(Figure scripts)
[Start]
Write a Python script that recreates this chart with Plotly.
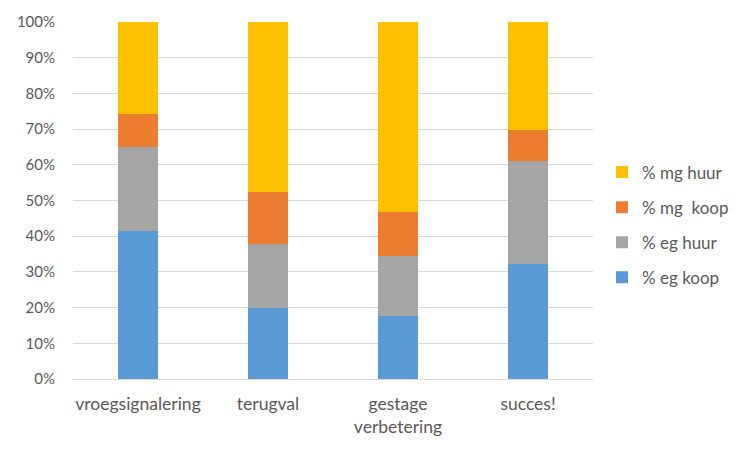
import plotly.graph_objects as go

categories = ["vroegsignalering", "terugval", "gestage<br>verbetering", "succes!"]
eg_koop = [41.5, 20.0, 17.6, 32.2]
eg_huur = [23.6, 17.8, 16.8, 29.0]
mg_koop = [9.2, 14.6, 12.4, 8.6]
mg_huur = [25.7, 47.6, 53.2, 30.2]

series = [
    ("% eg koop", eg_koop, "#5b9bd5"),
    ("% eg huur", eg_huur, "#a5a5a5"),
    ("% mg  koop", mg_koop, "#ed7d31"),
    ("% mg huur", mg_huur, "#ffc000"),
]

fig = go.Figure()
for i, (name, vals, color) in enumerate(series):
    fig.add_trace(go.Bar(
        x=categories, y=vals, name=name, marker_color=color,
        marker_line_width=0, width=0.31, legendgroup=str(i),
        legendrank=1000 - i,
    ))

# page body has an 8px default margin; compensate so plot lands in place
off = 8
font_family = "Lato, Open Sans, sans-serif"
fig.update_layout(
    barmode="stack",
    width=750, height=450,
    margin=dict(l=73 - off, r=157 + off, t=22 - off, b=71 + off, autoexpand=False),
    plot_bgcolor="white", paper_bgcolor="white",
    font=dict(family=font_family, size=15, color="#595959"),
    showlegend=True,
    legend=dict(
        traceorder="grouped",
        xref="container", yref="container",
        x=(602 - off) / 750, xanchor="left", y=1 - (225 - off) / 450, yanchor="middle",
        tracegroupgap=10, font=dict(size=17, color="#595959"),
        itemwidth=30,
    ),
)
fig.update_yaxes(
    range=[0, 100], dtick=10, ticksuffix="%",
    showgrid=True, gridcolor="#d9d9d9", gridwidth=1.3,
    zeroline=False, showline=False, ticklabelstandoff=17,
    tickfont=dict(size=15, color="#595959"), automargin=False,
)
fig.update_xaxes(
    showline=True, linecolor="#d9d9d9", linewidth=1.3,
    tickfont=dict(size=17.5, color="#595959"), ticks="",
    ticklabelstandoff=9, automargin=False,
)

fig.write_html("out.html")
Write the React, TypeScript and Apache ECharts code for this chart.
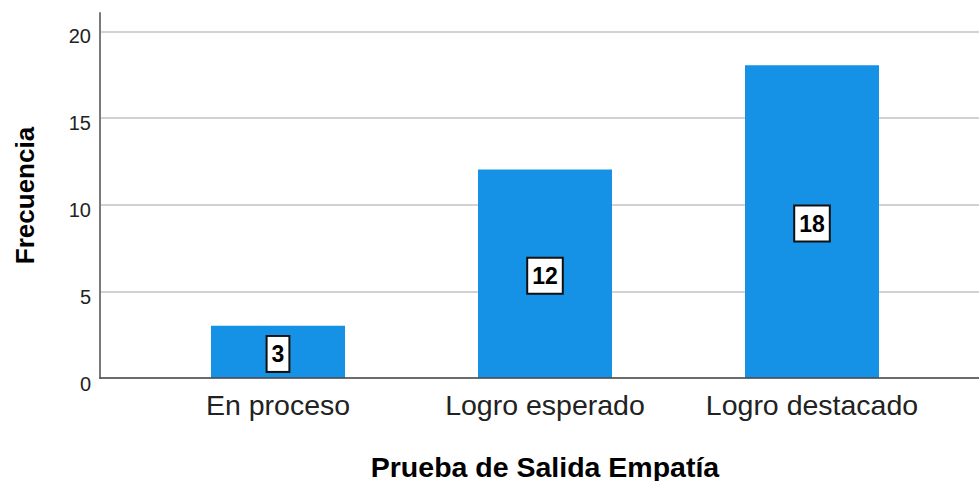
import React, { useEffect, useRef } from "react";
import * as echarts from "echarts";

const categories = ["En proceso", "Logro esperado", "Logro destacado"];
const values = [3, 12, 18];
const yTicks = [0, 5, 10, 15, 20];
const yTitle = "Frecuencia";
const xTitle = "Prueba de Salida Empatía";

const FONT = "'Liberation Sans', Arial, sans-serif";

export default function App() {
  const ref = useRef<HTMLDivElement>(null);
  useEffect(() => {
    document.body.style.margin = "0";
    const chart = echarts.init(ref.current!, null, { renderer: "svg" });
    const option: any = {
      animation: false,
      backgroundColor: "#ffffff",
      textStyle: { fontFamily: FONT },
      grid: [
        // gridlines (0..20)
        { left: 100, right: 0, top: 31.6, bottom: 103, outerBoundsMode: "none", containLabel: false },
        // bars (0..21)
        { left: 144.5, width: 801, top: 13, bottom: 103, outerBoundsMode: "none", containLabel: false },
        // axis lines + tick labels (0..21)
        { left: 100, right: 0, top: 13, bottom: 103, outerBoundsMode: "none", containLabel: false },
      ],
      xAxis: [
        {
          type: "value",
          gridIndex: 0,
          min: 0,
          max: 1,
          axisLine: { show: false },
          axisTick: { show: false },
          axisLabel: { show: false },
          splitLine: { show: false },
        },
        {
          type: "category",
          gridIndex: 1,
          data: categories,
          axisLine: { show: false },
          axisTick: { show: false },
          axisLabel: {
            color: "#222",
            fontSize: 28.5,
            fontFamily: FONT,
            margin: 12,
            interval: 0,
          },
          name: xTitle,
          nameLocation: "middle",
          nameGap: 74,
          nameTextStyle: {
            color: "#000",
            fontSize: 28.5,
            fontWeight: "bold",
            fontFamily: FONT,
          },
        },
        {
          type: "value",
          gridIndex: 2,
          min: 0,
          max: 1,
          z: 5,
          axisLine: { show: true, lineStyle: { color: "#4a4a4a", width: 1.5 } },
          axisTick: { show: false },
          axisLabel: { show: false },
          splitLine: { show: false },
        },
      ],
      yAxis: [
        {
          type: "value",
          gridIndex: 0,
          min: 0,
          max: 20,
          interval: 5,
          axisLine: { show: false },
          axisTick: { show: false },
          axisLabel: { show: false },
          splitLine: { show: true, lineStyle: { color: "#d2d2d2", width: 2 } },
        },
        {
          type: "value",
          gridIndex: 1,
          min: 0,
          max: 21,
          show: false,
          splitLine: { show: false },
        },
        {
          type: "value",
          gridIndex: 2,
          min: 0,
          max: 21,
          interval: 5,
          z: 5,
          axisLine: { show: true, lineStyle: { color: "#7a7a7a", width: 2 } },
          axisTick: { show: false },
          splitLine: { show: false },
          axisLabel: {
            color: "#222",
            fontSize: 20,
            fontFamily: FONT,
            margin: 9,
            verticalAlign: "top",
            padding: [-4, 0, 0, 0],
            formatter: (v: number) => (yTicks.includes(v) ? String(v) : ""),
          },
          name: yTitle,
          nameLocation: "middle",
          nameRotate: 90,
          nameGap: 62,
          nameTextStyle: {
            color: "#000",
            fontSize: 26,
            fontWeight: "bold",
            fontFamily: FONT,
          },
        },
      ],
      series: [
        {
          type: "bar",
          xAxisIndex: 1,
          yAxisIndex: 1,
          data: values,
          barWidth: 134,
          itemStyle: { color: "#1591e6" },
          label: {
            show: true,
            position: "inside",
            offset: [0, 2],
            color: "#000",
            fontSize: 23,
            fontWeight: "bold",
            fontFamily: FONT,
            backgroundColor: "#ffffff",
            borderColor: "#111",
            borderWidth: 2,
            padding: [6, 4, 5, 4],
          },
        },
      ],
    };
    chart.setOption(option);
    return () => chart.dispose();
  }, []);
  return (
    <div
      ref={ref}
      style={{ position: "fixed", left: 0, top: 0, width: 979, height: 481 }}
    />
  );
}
[End]
AIM =
Identify each line holding the string "this", and copy it out.

WORKED ANSWER =
Write a Python script that recreates this chart with Plotly.
Write the React, TypeScript and Apache ECharts code for this chart.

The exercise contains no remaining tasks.